Florida Gov. Rick Scott (R) has, to be sure, seen his share of scandals. Indeed, his most notable accomplishment in public life before becoming governor was getting caught defrauding the government. It stands to reason that if voters elect an alleged criminal to run a state government, there will be consequences.
But it’s the scope of those consequences that Floridians are still dealing with. The Palm Beach Post’s Stacey Singer published a rather remarkable story over the weekend about a tuberculosis outbreak in Jacksonville — one of the worst anywhere in the U.S. in a generation — and the Scott administration’s dangerous response to the public health emergency.

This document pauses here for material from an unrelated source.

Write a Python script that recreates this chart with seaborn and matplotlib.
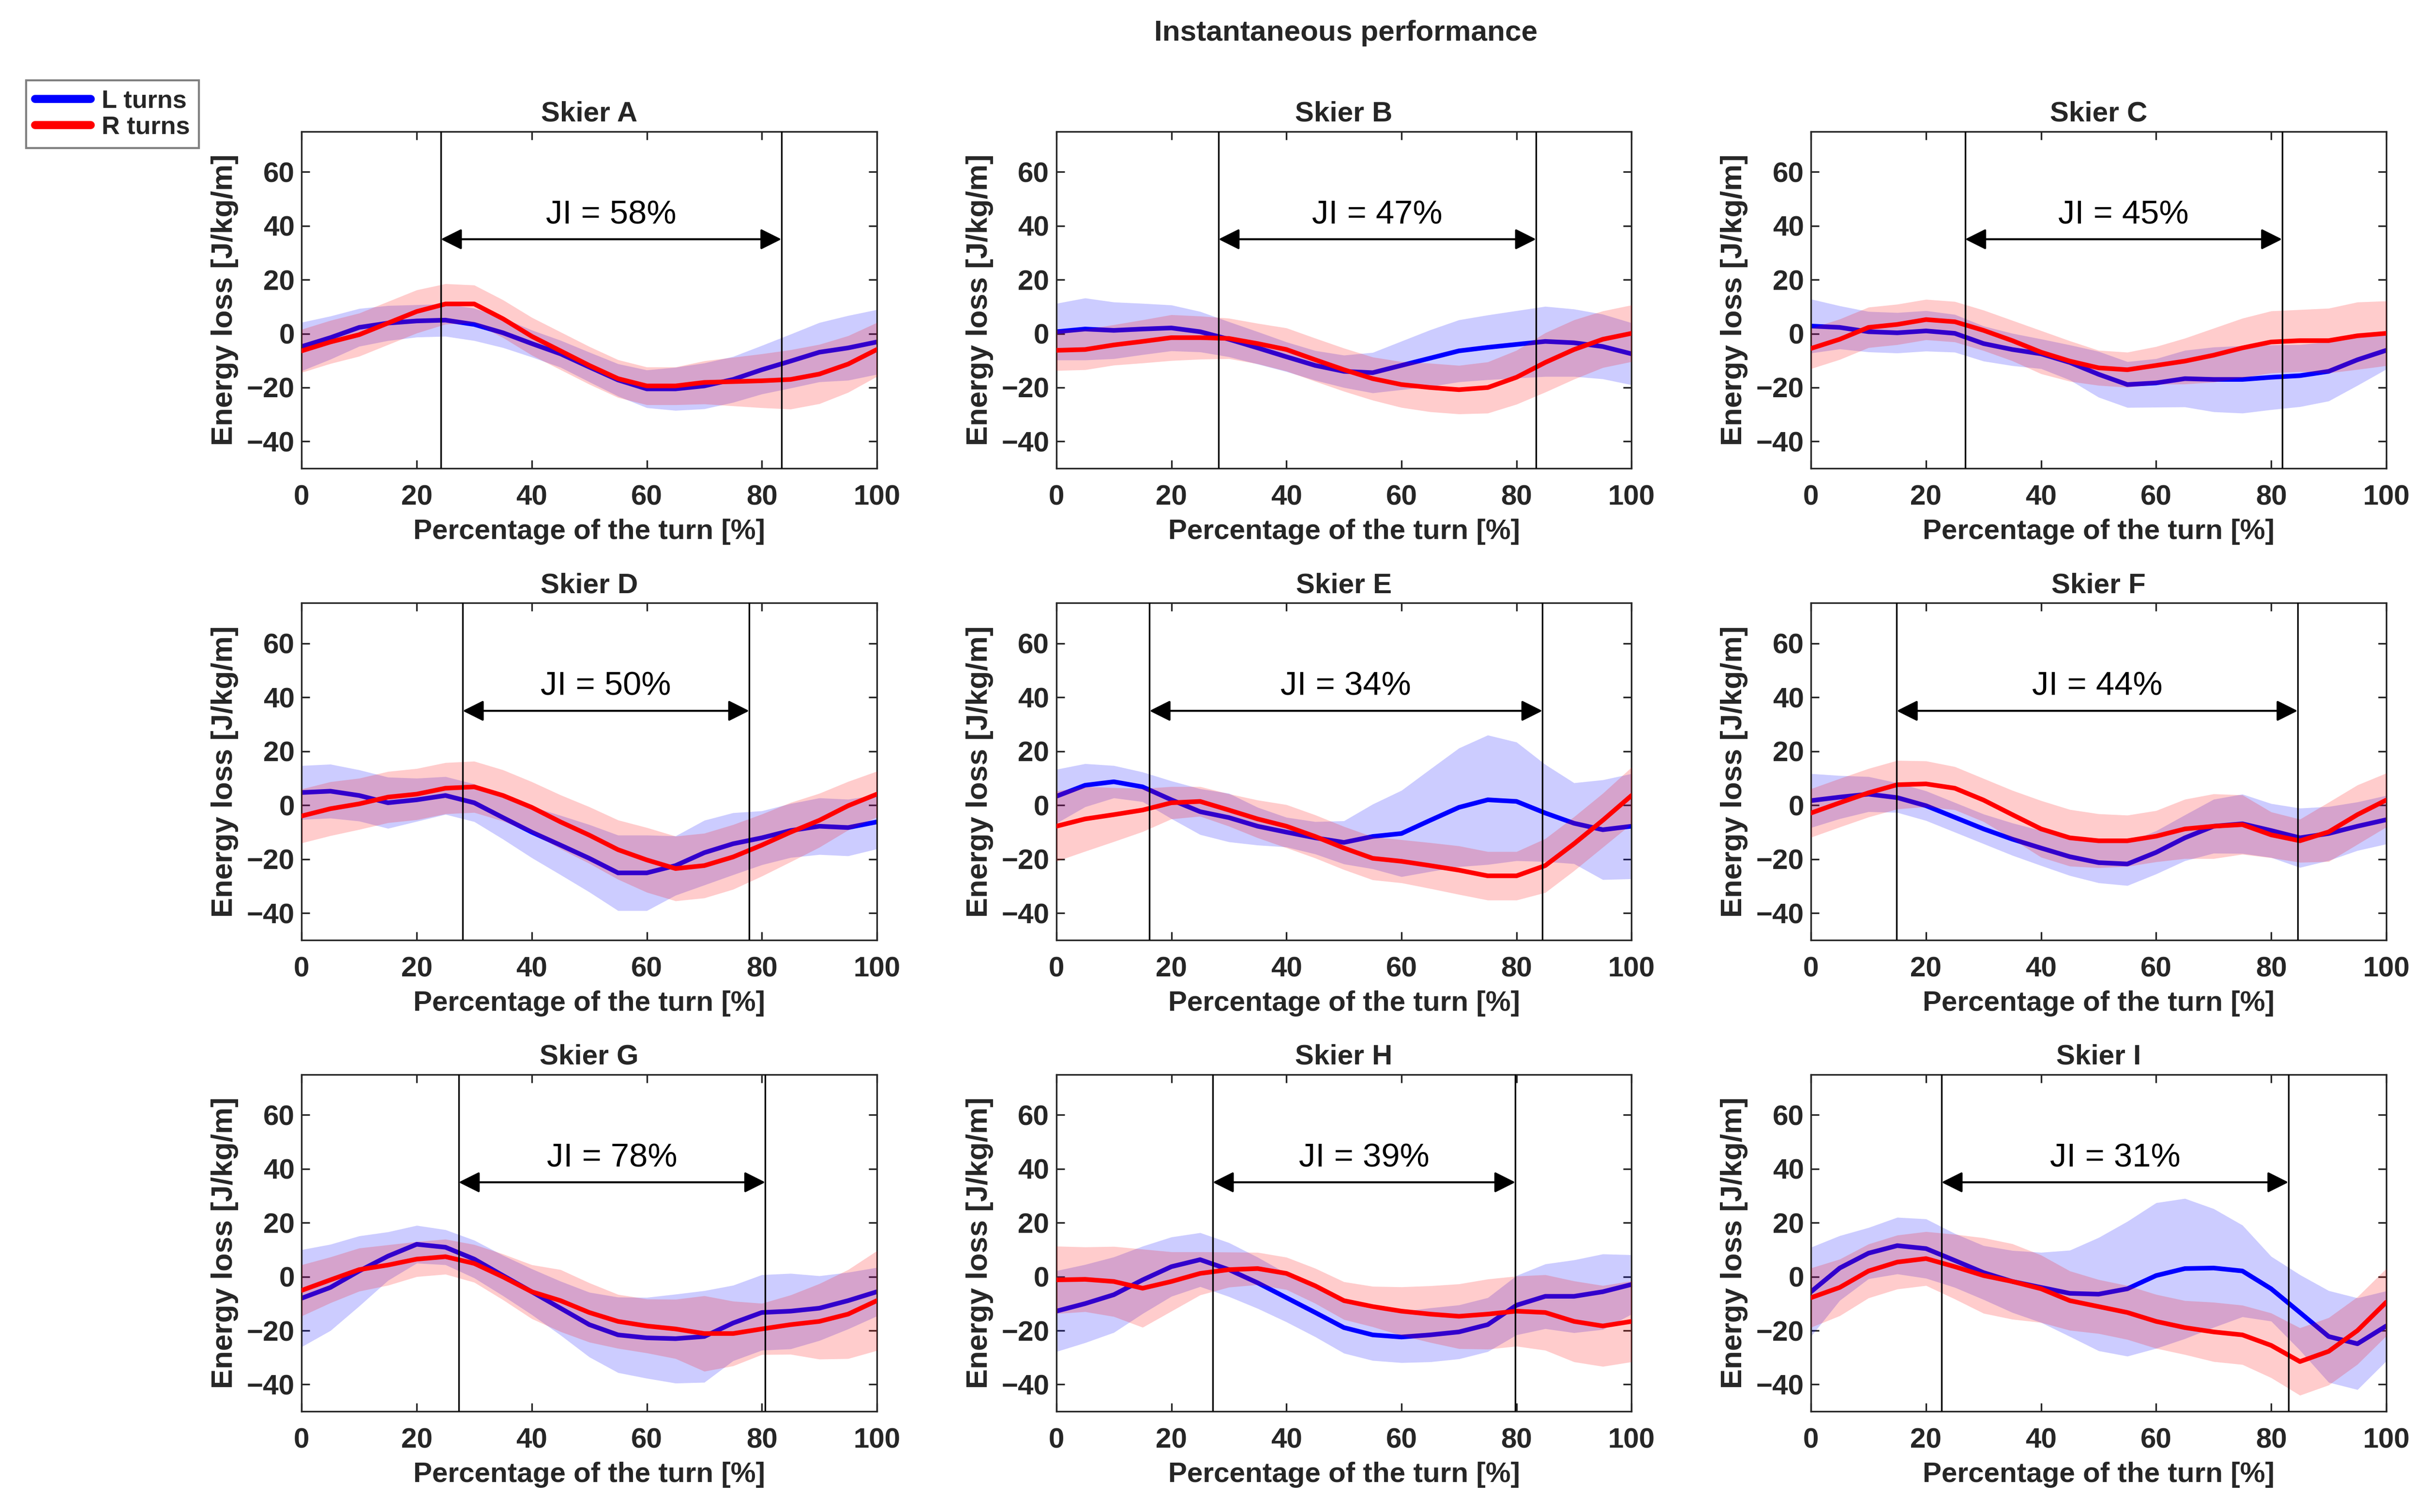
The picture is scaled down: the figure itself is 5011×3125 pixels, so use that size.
import numpy as np
import pandas as pd
import matplotlib
matplotlib.use("Agg")
import matplotlib.pyplot as plt
import seaborn as sns
from matplotlib.lines import Line2D

# percentage of the turn (sampling grid)
PCT = [0, 5, 10, 15, 20, 25, 30, 35, 40, 45, 50, 55, 60, 65, 70, 75, 80, 85, 90, 95, 100]

skiers = ["A", "B", "C", "D", "E", "F", "G", "H", "I"]
ji_values = [58, 47, 45, 50, 34, 44, 78, 39, 31]
ji_start = [24.2, 28.2, 26.8, 28.0, 16.2, 14.9, 27.3, 27.2, 22.7]
ji_end = [83.4, 83.4, 81.9, 77.8, 84.5, 84.6, 80.6, 79.8, 83.0]

# mean energy loss and SD, left turns
L_mean = {
    "A": [-4.8, -1.5, 2.3, 3.9, 4.7, 5.0, 3.4, 0.3, -3.7, -7.5, -12.4, -17.2, -20.5, -20.5, -19.4, -17.0, -13.4, -10.2, -6.9, -5.3, -3.1],
    "B": [0.7, 1.7, 1.2, 1.7, 2.1, 0.7, -2.1, -5.3, -8.6, -11.8, -14.0, -14.5, -11.8, -9.1, -6.4, -5.1, -4.0, -2.9, -3.4, -4.8, -7.5],
    "C": [2.8, 2.3, 0.7, 0.3, 1.0, 0.1, -3.7, -5.9, -7.5, -10.7, -15.1, -18.9, -18.3, -16.7, -17.0, -17.0, -16.2, -15.6, -14.0, -9.7, -6.2],
    "D": [4.7, 5.2, 3.6, 0.9, 2.0, 3.6, 0.9, -4.6, -10.0, -14.8, -19.7, -25.1, -25.1, -22.4, -17.6, -14.3, -12.1, -9.4, -7.8, -8.3, -6.2],
    "E": [3.3, 7.4, 8.7, 6.8, 2.0, -2.4, -4.6, -7.8, -10.0, -12.1, -13.8, -11.6, -10.5, -5.6, -0.8, 2.0, 1.4, -2.9, -6.7, -9.1, -7.8],
    "F": [1.7, 3.0, 4.1, 2.8, -0.2, -4.5, -8.8, -12.6, -15.9, -19.1, -21.3, -21.8, -17.5, -12.1, -7.8, -6.9, -9.4, -12.1, -10.5, -7.8, -5.4],
    "G": [-8.0, -4.0, 2.1, 7.6, 12.0, 10.9, 6.5, 0.4, -5.6, -11.7, -17.8, -21.6, -22.7, -23.0, -22.2, -17.2, -13.3, -12.8, -11.7, -8.9, -5.6],
    "H": [-12.8, -10.0, -6.7, -1.2, 3.7, 6.3, 2.6, -2.3, -7.8, -13.3, -18.9, -21.6, -22.4, -21.6, -20.5, -17.8, -10.6, -7.3, -7.3, -5.6, -2.9],
    "I": [-5.6, 3.2, 8.7, 11.5, 10.4, 6.0, 1.5, -1.8, -4.0, -6.2, -6.5, -4.5, 0.4, 3.0, 3.2, 2.1, -4.5, -13.3, -22.2, -24.9, -18.3],
}
L_sd = {
    "A": [9, 8, 7, 6.5, 6, 6, 6, 5.5, 5, 5, 5.5, 6, 7, 8, 8.5, 8.5, 9, 10, 11, 12, 12],
    "B": [10.5, 11.5, 10.5, 9.5, 8.5, 7.5, 6.5, 6, 5.5, 5.5, 6, 7.5, 9, 10.5, 11.5, 12, 12.5, 13, 12.5, 12, 11.5],
    "C": [10, 8, 7.5, 7.5, 7.5, 7, 6.5, 6, 5.5, 6.5, 8.5, 8.5, 9, 10.5, 12, 12.5, 12, 11.5, 11, 9.5, 7],
    "D": [10, 10, 9.5, 9.5, 8, 7, 7, 8, 9.5, 11, 12.5, 14, 14, 11, 12, 11.5, 10, 10, 10.5, 10.5, 10],
    "E": [10, 8, 6, 5.5, 7, 8.5, 9, 7, 5.5, 6, 8, 12, 16, 19, 22, 24, 22, 18, 15, 18.5, 19.5],
    "F": [10, 8, 6.5, 5.5, 5.5, 5.5, 5.5, 6, 6.5, 7, 7.5, 8, 8, 8.5, 10, 11, 10, 11, 10, 9, 9],
    "G": [18, 16, 13, 9, 7, 6.5, 7, 7.5, 8.5, 10, 12, 14, 15, 16.5, 17, 14, 14, 14, 12, 10.5, 9],
    "H": [15, 14.5, 14, 12.5, 11, 10, 10, 9.5, 9, 9, 9.5, 9.5, 9.5, 10, 10, 10, 11, 12, 13.5, 14, 11],
    "I": [16.5, 12, 9.5, 10.5, 11, 10, 10, 11.5, 13, 16, 21, 25, 27, 26, 22, 17, 12, 14, 17, 17, 13],
}

# mean energy loss and SD, right turns
R_mean = {
    "A": [-6.4, -3.1, -0.4, 3.9, 8.2, 11.0, 11.0, 5.5, -1.0, -6.4, -11.8, -16.7, -19.4, -19.4, -18.1, -17.8, -17.5, -17.0, -15.0, -11.3, -5.9],
    "B": [-6.2, -5.9, -4.2, -2.9, -1.5, -1.5, -1.8, -3.7, -5.9, -9.7, -13.4, -16.7, -18.9, -20.0, -20.8, -20.0, -16.2, -10.7, -5.9, -2.1, 0.1],
    "C": [-5.5, -2.1, 2.3, 3.4, 5.2, 4.4, 1.2, -2.6, -6.9, -10.2, -12.7, -13.4, -11.8, -10.2, -8.0, -5.3, -3.1, -2.6, -2.6, -0.8, 0.1],
    "D": [-4.0, -1.3, 0.5, 3.0, 4.1, 6.3, 6.8, 3.6, -0.8, -6.2, -11.1, -16.5, -20.3, -23.5, -22.4, -19.2, -14.8, -10.0, -5.6, -0.2, 4.1],
    "E": [-7.8, -5.1, -3.5, -1.8, 0.9, 1.4, -1.8, -5.1, -7.8, -11.6, -15.9, -19.7, -20.8, -22.4, -24.1, -26.2, -26.2, -22.4, -14.3, -5.6, 3.6],
    "F": [-2.9, 0.9, 4.6, 7.6, 7.9, 6.3, 1.9, -3.5, -8.8, -12.1, -13.2, -13.2, -11.5, -8.8, -7.8, -7.2, -11.0, -13.2, -9.9, -3.5, 1.9],
    "G": [-5.1, -1.2, 2.6, 4.3, 6.5, 7.4, 4.9, -0.1, -5.6, -8.9, -13.3, -16.6, -18.3, -19.4, -21.1, -21.1, -19.4, -17.8, -16.6, -13.9, -8.9],
    "H": [-1.2, -1.0, -1.8, -4.3, -1.8, 1.2, 2.6, 3.0, 1.2, -3.4, -8.9, -11.1, -12.8, -13.9, -14.7, -13.9, -12.8, -13.3, -16.6, -18.3, -16.6],
    "I": [-7.8, -4.0, 2.1, 5.4, 6.7, 3.7, 0.4, -1.8, -4.5, -8.9, -11.1, -13.3, -16.6, -18.9, -20.5, -21.6, -25.5, -31.5, -27.7, -20.0, -9.5],
}
R_sd = {
    "A": [8, 8, 8, 8, 8, 7.5, 7, 7, 7, 7, 7, 7, 7, 7, 8, 9, 10, 11, 11, 10.5, 10],
    "B": [7.5, 7.5, 7.5, 8, 8.5, 8, 7.5, 7.5, 8, 8, 8, 8, 8.5, 9, 9, 9.5, 10, 11, 11, 10.5, 10.5],
    "C": [7.5, 7.5, 7.5, 7.5, 7.5, 7.5, 7.5, 7.5, 8, 7.5, 6.5, 6.5, 7, 8.5, 10, 11, 11.5, 11.5, 12, 12.5, 12],
    "D": [10, 10, 9.5, 9.5, 9.5, 9.5, 9.5, 9.5, 9.5, 10, 10.5, 11, 12, 12, 12, 12, 11.5, 11, 10, 9, 8.5],
    "E": [13, 12, 10, 8, 6, 5.5, 6, 7, 8, 8, 8, 8, 8, 8.5, 9, 9, 9, 10, 10, 10, 10.5],
    "F": [9, 9, 9, 9, 8.5, 8, 8, 9, 10.5, 10.5, 10, 9.5, 9.5, 11, 12, 11, 8.5, 8, 11, 11, 10],
    "G": [9.5, 8.5, 8, 7.5, 6.5, 6.5, 7, 8.5, 10, 11.5, 11, 10, 10, 11, 14, 12, 9.5, 11, 14, 16.5, 18.5],
    "H": [12.5, 12, 13, 14.5, 11, 8, 6.5, 6, 6, 6.5, 7, 7.5, 9, 10.5, 12, 13, 13, 14, 15, 15, 15],
    "I": [11, 10.5, 10, 10, 10, 12, 14, 14, 12.5, 11, 10, 10, 10, 10, 11, 11, 12, 12.5, 12.5, 12.5, 12.5],
}

sns.set_style("ticks")
plt.rcParams["font.family"] = ["Liberation Sans", "DejaVu Sans"]
AX_COL = "#262626"

fig = plt.figure(figsize=(5011 / 300, 3125 / 300), dpi=300)

lefts = [0.1244, 0.4356, 0.7468]
bottoms = [0.6902, 0.3783, 0.0665]
W, H = 0.2372, 0.2229

for i, sk in enumerate(skiers):
    r, c = divmod(i, 3)
    ax = fig.add_axes([lefts[c], bottoms[r], W, H])

    df = pd.DataFrame({
        "pct": PCT * 2,
        "mean": L_mean[sk] + R_mean[sk],
        "sd": L_sd[sk] + R_sd[sk],
        "side": ["L turns"] * len(PCT) + ["R turns"] * len(PCT),
    })
    df["lo"] = df["mean"] - df["sd"]
    df["hi"] = df["mean"] + df["sd"]

    z = 1
    for side, col in [("L turns", "#0000ff"), ("R turns", "#ff0000")]:
        d = df[df["side"] == side]
        ax.fill_between(d["pct"], d["lo"], d["hi"], color=col, alpha=0.2, lw=0, zorder=z)
        sns.lineplot(data=d, x="pct", y="mean", color=col, lw=2.3, ax=ax, zorder=z + 1, legend=False)
        z += 2

    x1, x2 = ji_start[i], ji_end[i]
    ax.axvline(x1, color="black", lw=0.8, zorder=6)
    ax.axvline(x2, color="black", lw=0.8, zorder=6)
    ax.annotate("", xy=(x1, 35), xytext=(x2, 35),
                arrowprops=dict(arrowstyle="<|-|>", color="black", lw=1.0,
                                shrinkA=0, shrinkB=0, mutation_scale=22),
                zorder=7)
    ax.text((x1 + x2) / 2, 44, f"JI = {ji_values[i]}%", ha="center", va="center",
            fontsize=16.5, color="black")

    ax.set_xlim(0, 100)
    ax.set_ylim(-50, 75)
    ax.set_xticks([0, 20, 40, 60, 80, 100])
    ax.set_yticks([-40, -20, 0, 20, 40, 60])
    ax.tick_params(direction="in", top=True, right=True, length=4, width=0.8,
                   labelsize=14, colors=AX_COL, labelcolor=AX_COL)
    ax.tick_params(axis="x", pad=8)
    for lab in ax.get_xticklabels() + ax.get_yticklabels():
        lab.set_fontweight("bold")
    for sp in ax.spines.values():
        sp.set_color(AX_COL)
        sp.set_linewidth(0.8)
    ax.set_xlabel("Percentage of the turn [%]", fontsize=14, fontweight="bold", color=AX_COL)
    ax.set_ylabel("Energy loss [J/kg/m]", fontsize=14.8, fontweight="bold", color=AX_COL)
    ax.set_title(f"Skier {sk}", fontsize=14, fontweight="bold", pad=5)

fig.suptitle("Instantaneous performance", x=0.555, y=0.987, fontsize=14.5, fontweight="bold")

handles = [Line2D([0], [0], color="#0000ff", lw=4), Line2D([0], [0], color="#ff0000", lw=4)]
leg = fig.legend(handles, ["L turns", "R turns"], loc="upper left",
                 bbox_to_anchor=(0.0108, 0.9468), borderaxespad=0, frameon=True,
                 fancybox=False, framealpha=1, edgecolor="#808080", handlelength=2.2,
                 prop={"weight": "bold", "size": 12.5}, borderpad=0.35,
                 labelspacing=0.1, handletextpad=0.45)
leg.get_frame().set_linewidth(1.0)

fig.savefig("out.png", dpi=300, facecolor="white")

The reports are a little complicated, but Adam Weinstein’s item on this summarized the story well. Much of it has to do with the AG Holley State Hospital in Lantana, Florida, one of the last public-health facilities in the country that specializes in the treatment of TB victims.
Last spring … the GOP-dominated Legislature voted to shutter the hospital as a cost-saving measure. The state’s governor, former health care executive Rick Scott, signed the bill in April and even pressed for AG Holley’s closure to be moved up six months; the facility was permanently shuttered on July 2.
But what was Scott thinking? According to the Palm Beach Post expose, AG Holley’s closure came after the Centers for Disease Control and Prevention had warned the governor and his state health office in a report that tuberculosis was making a big comeback in the state. That report apparently never made it from those state officials to legislators who had voted to close the TB hospital.
Out of 3,000 people who had close contact with contagious people in Jacksonville, only 253 people had been found and evaluated for TB infection. Three months after the CDC’s warning, Florida officials still hadn’t widely distributed the report — to the public or anyone else — and as a consequence, there are an untold number of Floridians carrying the TB strain.